Another woman enters and stands next to her. She also wears an apron and looks at the audience but carries a stainless steel manual hand mixer. Listening to the rhythm of the sifter, she turns the mixer's crank, and the sound of its clashing blades creates a counter rhythm, which blends nicely with the first. Three more apron-clad women enter—separately—each carrying different kitchen utensils. They create a culinary symphony, each sound playing off the other, and soon ascend into a kind of jazz with each utensil having its say. The sound ends. The women look at the audience and clear the stage.
Dances in Funny is a movement and text piece based on the theme of food. The piece contains five parts, performed by individual women with group interludes introducing the theme of each.
The first, "Lemon Meringue Go" performed by Susan Thomasson, is a seductive treatise on the assembly of lemon meringue pie.

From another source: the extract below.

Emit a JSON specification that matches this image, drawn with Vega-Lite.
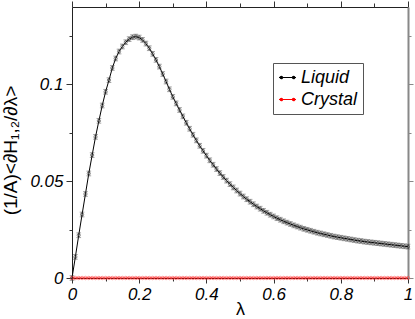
{
  "$schema": "https://vega.github.io/schema/vega-lite/v6.json",
  "width": 336,
  "height": 271,
  "autosize": "none",
  "padding": {"left": 72, "top": 7, "right": 7, "bottom": 41},
  "background": "white",
  "config": {
    "view": {"stroke": null},
    "axis": {
      "labelFont": "Liberation Sans",
      "labelFontStyle": "italic",
      "labelFontSize": 17,
      "labelColor": "black",
      "labelFlush": false,
      "labelOverlap": false,
      "tickColor": "#333",
      "domainColor": "#222",
      "grid": false,
      "titleFont": "Liberation Sans",
      "titleFontSize": 19,
      "titleFontWeight": "normal",
      "titleColor": "black"
    },
    "legend": {
      "orient": "none",
      "legendX": 201,
      "legendY": 56,
      "strokeColor": "#555",
      "fillColor": "white",
      "padding": 5,
      "rowPadding": 3,
      "labelFont": "Liberation Sans",
      "labelFontStyle": "italic",
      "labelFontSize": 18,
      "labelColor": "black",
      "labelOffset": 4,
      "symbolType": "M-1,0L1,0M-0.86,0A0.14,0.14 0 1,1 -0.58,0A0.14,0.14 0 1,1 -0.86,0M0.58,0A0.14,0.14 0 1,1 0.86,0A0.14,0.14 0 1,1 0.58,0",
      "symbolSize": 289,
      "symbolStrokeWidth": 1.2,
      "symbolFillColor": "white"
    }
  },
  "data": {"values": [
    {"s":"Liquid","x":0,"y":0},{"s":"Liquid","x":0.01,"y":0.0109},{"s":"Liquid","x":0.02,"y":0.0221},{"s":"Liquid","x":0.03,"y":0.0328},{"s":"Liquid","x":0.04,"y":0.0434},
    {"s":"Liquid","x":0.05,"y":0.054},{"s":"Liquid","x":0.06,"y":0.0635},{"s":"Liquid","x":0.07,"y":0.0729},{"s":"Liquid","x":0.08,"y":0.0812},{"s":"Liquid","x":0.09,"y":0.0891},
    {"s":"Liquid","x":0.1,"y":0.0962},{"s":"Liquid","x":0.11,"y":0.1022},{"s":"Liquid","x":0.12,"y":0.1085},{"s":"Liquid","x":0.13,"y":0.1134},{"s":"Liquid","x":0.14,"y":0.117},
    {"s":"Liquid","x":0.15,"y":0.1196},{"s":"Liquid","x":0.16,"y":0.1218},{"s":"Liquid","x":0.17,"y":0.1234},{"s":"Liquid","x":0.18,"y":0.1244},{"s":"Liquid","x":0.19,"y":0.1247},
    {"s":"Liquid","x":0.2,"y":0.1242},{"s":"Liquid","x":0.21,"y":0.123},{"s":"Liquid","x":0.22,"y":0.1211},{"s":"Liquid","x":0.23,"y":0.1187},{"s":"Liquid","x":0.24,"y":0.1158},
    {"s":"Liquid","x":0.25,"y":0.1127},{"s":"Liquid","x":0.26,"y":0.1092},{"s":"Liquid","x":0.27,"y":0.1054},{"s":"Liquid","x":0.28,"y":0.1015},{"s":"Liquid","x":0.29,"y":0.0975},
    {"s":"Liquid","x":0.3,"y":0.0936},{"s":"Liquid","x":0.31,"y":0.0902},{"s":"Liquid","x":0.32,"y":0.0868},{"s":"Liquid","x":0.33,"y":0.0835},{"s":"Liquid","x":0.34,"y":0.0802},
    {"s":"Liquid","x":0.35,"y":0.0771},{"s":"Liquid","x":0.36,"y":0.074},{"s":"Liquid","x":0.37,"y":0.0711},{"s":"Liquid","x":0.38,"y":0.0683},{"s":"Liquid","x":0.39,"y":0.0657},
    {"s":"Liquid","x":0.4,"y":0.0632},{"s":"Liquid","x":0.41,"y":0.0608},{"s":"Liquid","x":0.42,"y":0.0585},{"s":"Liquid","x":0.43,"y":0.0563},{"s":"Liquid","x":0.44,"y":0.0542},
    {"s":"Liquid","x":0.45,"y":0.0522},{"s":"Liquid","x":0.46,"y":0.0503},{"s":"Liquid","x":0.47,"y":0.0485},{"s":"Liquid","x":0.48,"y":0.0468},{"s":"Liquid","x":0.49,"y":0.0452},
    {"s":"Liquid","x":0.5,"y":0.0436},{"s":"Liquid","x":0.51,"y":0.0421},{"s":"Liquid","x":0.52,"y":0.0407},{"s":"Liquid","x":0.53,"y":0.0394},{"s":"Liquid","x":0.54,"y":0.0381},
    {"s":"Liquid","x":0.55,"y":0.0369},{"s":"Liquid","x":0.56,"y":0.0358},{"s":"Liquid","x":0.57,"y":0.0347},{"s":"Liquid","x":0.58,"y":0.0337},{"s":"Liquid","x":0.59,"y":0.0327},
    {"s":"Liquid","x":0.6,"y":0.0318},{"s":"Liquid","x":0.61,"y":0.0309},{"s":"Liquid","x":0.62,"y":0.0301},{"s":"Liquid","x":0.63,"y":0.0293},{"s":"Liquid","x":0.64,"y":0.0286},
    {"s":"Liquid","x":0.65,"y":0.0279},{"s":"Liquid","x":0.66,"y":0.0272},{"s":"Liquid","x":0.67,"y":0.0266},{"s":"Liquid","x":0.68,"y":0.026},{"s":"Liquid","x":0.69,"y":0.0254},
    {"s":"Liquid","x":0.7,"y":0.0249},{"s":"Liquid","x":0.71,"y":0.0244},{"s":"Liquid","x":0.72,"y":0.0239},{"s":"Liquid","x":0.73,"y":0.0234},{"s":"Liquid","x":0.74,"y":0.023},
    {"s":"Liquid","x":0.75,"y":0.0226},{"s":"Liquid","x":0.76,"y":0.0222},{"s":"Liquid","x":0.77,"y":0.0218},{"s":"Liquid","x":0.78,"y":0.0214},{"s":"Liquid","x":0.79,"y":0.0211},
    {"s":"Liquid","x":0.8,"y":0.0208},{"s":"Liquid","x":0.81,"y":0.0205},{"s":"Liquid","x":0.82,"y":0.0202},{"s":"Liquid","x":0.83,"y":0.0199},{"s":"Liquid","x":0.84,"y":0.0196},
    {"s":"Liquid","x":0.85,"y":0.0193},{"s":"Liquid","x":0.86,"y":0.0191},{"s":"Liquid","x":0.87,"y":0.0188},{"s":"Liquid","x":0.88,"y":0.0186},{"s":"Liquid","x":0.89,"y":0.0184},
    {"s":"Liquid","x":0.9,"y":0.0182},{"s":"Liquid","x":0.91,"y":0.018},{"s":"Liquid","x":0.92,"y":0.0178},{"s":"Liquid","x":0.93,"y":0.0176},{"s":"Liquid","x":0.94,"y":0.0174},
    {"s":"Liquid","x":0.95,"y":0.0172},{"s":"Liquid","x":0.96,"y":0.017},{"s":"Liquid","x":0.97,"y":0.0168},{"s":"Liquid","x":0.98,"y":0.0166},{"s":"Liquid","x":0.99,"y":0.0164},
    {"s":"Liquid","x":1,"y":0.0162},
    {"s":"Crystal","x":0,"y":0},{"s":"Crystal","x":0.01,"y":0},{"s":"Crystal","x":0.02,"y":0},{"s":"Crystal","x":0.03,"y":0},{"s":"Crystal","x":0.04,"y":0},
    {"s":"Crystal","x":0.05,"y":0},{"s":"Crystal","x":0.06,"y":0},{"s":"Crystal","x":0.07,"y":0},{"s":"Crystal","x":0.08,"y":0},{"s":"Crystal","x":0.09,"y":0},
    {"s":"Crystal","x":0.1,"y":0},{"s":"Crystal","x":0.11,"y":0},{"s":"Crystal","x":0.12,"y":0},{"s":"Crystal","x":0.13,"y":0},{"s":"Crystal","x":0.14,"y":0},
    {"s":"Crystal","x":0.15,"y":0},{"s":"Crystal","x":0.16,"y":0},{"s":"Crystal","x":0.17,"y":0},{"s":"Crystal","x":0.18,"y":0},{"s":"Crystal","x":0.19,"y":0},
    {"s":"Crystal","x":0.2,"y":0},{"s":"Crystal","x":0.21,"y":0},{"s":"Crystal","x":0.22,"y":0},{"s":"Crystal","x":0.23,"y":0},{"s":"Crystal","x":0.24,"y":0},
    {"s":"Crystal","x":0.25,"y":0},{"s":"Crystal","x":0.26,"y":0},{"s":"Crystal","x":0.27,"y":0},{"s":"Crystal","x":0.28,"y":0},{"s":"Crystal","x":0.29,"y":0},
    {"s":"Crystal","x":0.3,"y":0},{"s":"Crystal","x":0.31,"y":0},{"s":"Crystal","x":0.32,"y":0},{"s":"Crystal","x":0.33,"y":0},{"s":"Crystal","x":0.34,"y":0},
    {"s":"Crystal","x":0.35,"y":0},{"s":"Crystal","x":0.36,"y":0},{"s":"Crystal","x":0.37,"y":0},{"s":"Crystal","x":0.38,"y":0},{"s":"Crystal","x":0.39,"y":0},
    {"s":"Crystal","x":0.4,"y":0},{"s":"Crystal","x":0.41,"y":0},{"s":"Crystal","x":0.42,"y":0},{"s":"Crystal","x":0.43,"y":0},{"s":"Crystal","x":0.44,"y":0},
    {"s":"Crystal","x":0.45,"y":0},{"s":"Crystal","x":0.46,"y":0},{"s":"Crystal","x":0.47,"y":0},{"s":"Crystal","x":0.48,"y":0},{"s":"Crystal","x":0.49,"y":0},
    {"s":"Crystal","x":0.5,"y":0},{"s":"Crystal","x":0.51,"y":0},{"s":"Crystal","x":0.52,"y":0},{"s":"Crystal","x":0.53,"y":0},{"s":"Crystal","x":0.54,"y":0},
    {"s":"Crystal","x":0.55,"y":0},{"s":"Crystal","x":0.56,"y":0},{"s":"Crystal","x":0.57,"y":0},{"s":"Crystal","x":0.58,"y":0},{"s":"Crystal","x":0.59,"y":0},
    {"s":"Crystal","x":0.6,"y":0},{"s":"Crystal","x":0.61,"y":0},{"s":"Crystal","x":0.62,"y":0},{"s":"Crystal","x":0.63,"y":0},{"s":"Crystal","x":0.64,"y":0},
    {"s":"Crystal","x":0.65,"y":0},{"s":"Crystal","x":0.66,"y":0},{"s":"Crystal","x":0.67,"y":0},{"s":"Crystal","x":0.68,"y":0},{"s":"Crystal","x":0.69,"y":0},
    {"s":"Crystal","x":0.7,"y":0},{"s":"Crystal","x":0.71,"y":0},{"s":"Crystal","x":0.72,"y":0},{"s":"Crystal","x":0.73,"y":0},{"s":"Crystal","x":0.74,"y":0},
    {"s":"Crystal","x":0.75,"y":0},{"s":"Crystal","x":0.76,"y":0},{"s":"Crystal","x":0.77,"y":0},{"s":"Crystal","x":0.78,"y":0},{"s":"Crystal","x":0.79,"y":0},
    {"s":"Crystal","x":0.8,"y":0},{"s":"Crystal","x":0.81,"y":0},{"s":"Crystal","x":0.82,"y":0},{"s":"Crystal","x":0.83,"y":0},{"s":"Crystal","x":0.84,"y":0},
    {"s":"Crystal","x":0.85,"y":0},{"s":"Crystal","x":0.86,"y":0},{"s":"Crystal","x":0.87,"y":0},{"s":"Crystal","x":0.88,"y":0},{"s":"Crystal","x":0.89,"y":0},
    {"s":"Crystal","x":0.9,"y":0},{"s":"Crystal","x":0.91,"y":0},{"s":"Crystal","x":0.92,"y":0},{"s":"Crystal","x":0.93,"y":0},{"s":"Crystal","x":0.94,"y":0},
    {"s":"Crystal","x":0.95,"y":0},{"s":"Crystal","x":0.96,"y":0},{"s":"Crystal","x":0.97,"y":0},{"s":"Crystal","x":0.98,"y":0},{"s":"Crystal","x":0.99,"y":0},
    {"s":"Crystal","x":1,"y":0}
  ]},
  "resolve": {"axis": {"x": "independent", "y": "independent"}},
  "layer": [
    {
      "mark": {"type": "line", "strokeWidth": 1},
      "encoding": {
        "x": {"field": "x", "type": "quantitative", "scale": {"domain": [0, 1], "nice": false, "zero": false},
          "axis": {"orient": "bottom", "values": [0, 0.2, 0.4, 0.6, 0.8, 1], "format": "~g", "tickSize": 5, "labelPadding": 3, "domain": true, "title": "λ", "titleFontSize": 18, "titleX": 168, "titleY": 31, "titleBaseline": "middle"}},
        "y": {"field": "y", "type": "quantitative", "scale": {"domain": [0, 0.14], "nice": false, "zero": false},
          "axis": {"orient": "left", "values": [0, 0.05, 0.1], "format": "~g", "tickSize": 6, "labelPadding": 3, "domain": true, "title": "(1/A)<∂H₁,₂/∂λ>", "titleX": -62, "titleY": 143, "titleAngle": -90, "titleAlign": "center", "titleBaseline": "middle"}},
        "stroke": {"field": "s", "type": "nominal", "scale": {"domain": ["Liquid", "Crystal"], "range": ["black", "red"]},
          "legend": {"title": null}},
        "detail": {"field": "s"}
      }
    },
    {
      "transform": [{"filter": "datum.s === 'Liquid'"}],
      "mark": {"type": "point", "shape": "M-1,-1L1,-1M0,-1L0,1M-1,1L1,1", "size": 22, "stroke": "#444", "strokeWidth": 0.7, "filled": false},
      "encoding": {
        "x": {"field": "x", "type": "quantitative", "axis": {"orient": "bottom", "values": [0.1, 0.3, 0.5, 0.7, 0.9], "labels": false, "tickSize": 3, "domain": false, "title": null}},
        "y": {"field": "y", "type": "quantitative", "axis": {"orient": "left", "values": [0.025, 0.075, 0.125], "labels": false, "tickSize": 3, "domain": false, "title": null}}
      }
    },
    {
      "transform": [{"filter": "datum.s === 'Liquid'"}],
      "mark": {"type": "point", "shape": "circle", "size": 10, "stroke": "black", "strokeWidth": 0.7, "filled": false},
      "encoding": {
        "x": {"field": "x", "type": "quantitative", "axis": {"orient": "top", "values": [0, 0.2, 0.4, 0.6, 0.8, 1], "labels": false, "tickSize": 6, "domain": true, "title": null}},
        "y": {"field": "y", "type": "quantitative", "axis": {"orient": "right", "values": [0, 0.05, 0.1], "labels": false, "tickSize": 5, "domain": true, "domainColor": "#888", "domainWidth": 2, "tickColor": "#888", "title": null}}
      }
    },
    {
      "transform": [{"filter": "datum.s === 'Crystal'"}],
      "mark": {"type": "point", "shape": "circle", "size": 12, "stroke": "#ff4040", "strokeWidth": 0.8, "filled": false},
      "encoding": {
        "x": {"field": "x", "type": "quantitative", "axis": {"orient": "top", "values": [0.1, 0.3, 0.5, 0.7, 0.9], "labels": false, "tickSize": 4, "domain": false, "title": null}},
        "y": {"field": "y", "type": "quantitative", "axis": {"orient": "right", "values": [0.025, 0.075, 0.125], "labels": false, "tickSize": 3, "domain": false, "tickColor": "#888", "title": null}}
      }
    }
  ]
}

Accompanied by a tango piece by the Gotan Project, she weaves the details of the recipe. The intensity of the piece mimics the rotations, gyrations, and spins of putting it together, depending on the importance of the ingredient or the complexity of the instruction.
In the play's most stationary piece, "Wrap," Judith Nelson is wrapped in tinfoil, with an apple placed in her mouth, as though she were a pig roasting in an oven or over a fire, and speaks with a cheerfulness belying her situation. In a voice reminiscent of Marge Gunderson in Fargo, she expresses how grateful she is to be antibody free. She describes her trip from the factory. She takes a call from a friend who is also being baked. She seems both curious and unaware regarding her predicament, failing to connect the rising heat with her imminent demise and the humor of the piece comes from her unfailing optimism and naivete in the face of her situation. She seems genuinely excited to find out what happens next.
In my favorite piece, "First Recipe," Ara Fitzgerald starts with the question, "What is the first recipe?" It begins like a vaudeville routine, with showy movements full of hooey hokum and flailing elbows but eventually smoothes into a thoughtful and somewhat sensual exploration of the role of food in the creation of man. Fitzgerald matches the movements of her body with the rhythms of her text and skillfully evokes the contours of temptation in our relationship to food.
The other pieces are equally inventive and are performed with finesse. Karen Eubanks's infectious joy in"Galette Gavotte" crescendos into ritualistic song with wide, sweeping, thrusting movements, while Claire Porter serves up two distinct characters—a waitress and a customer —in a piece that begins as a satire on the relationship between those who consume food and those who provide it, and evolves into a smart and funny investigation that blurs the social and political lines inherent in the transaction.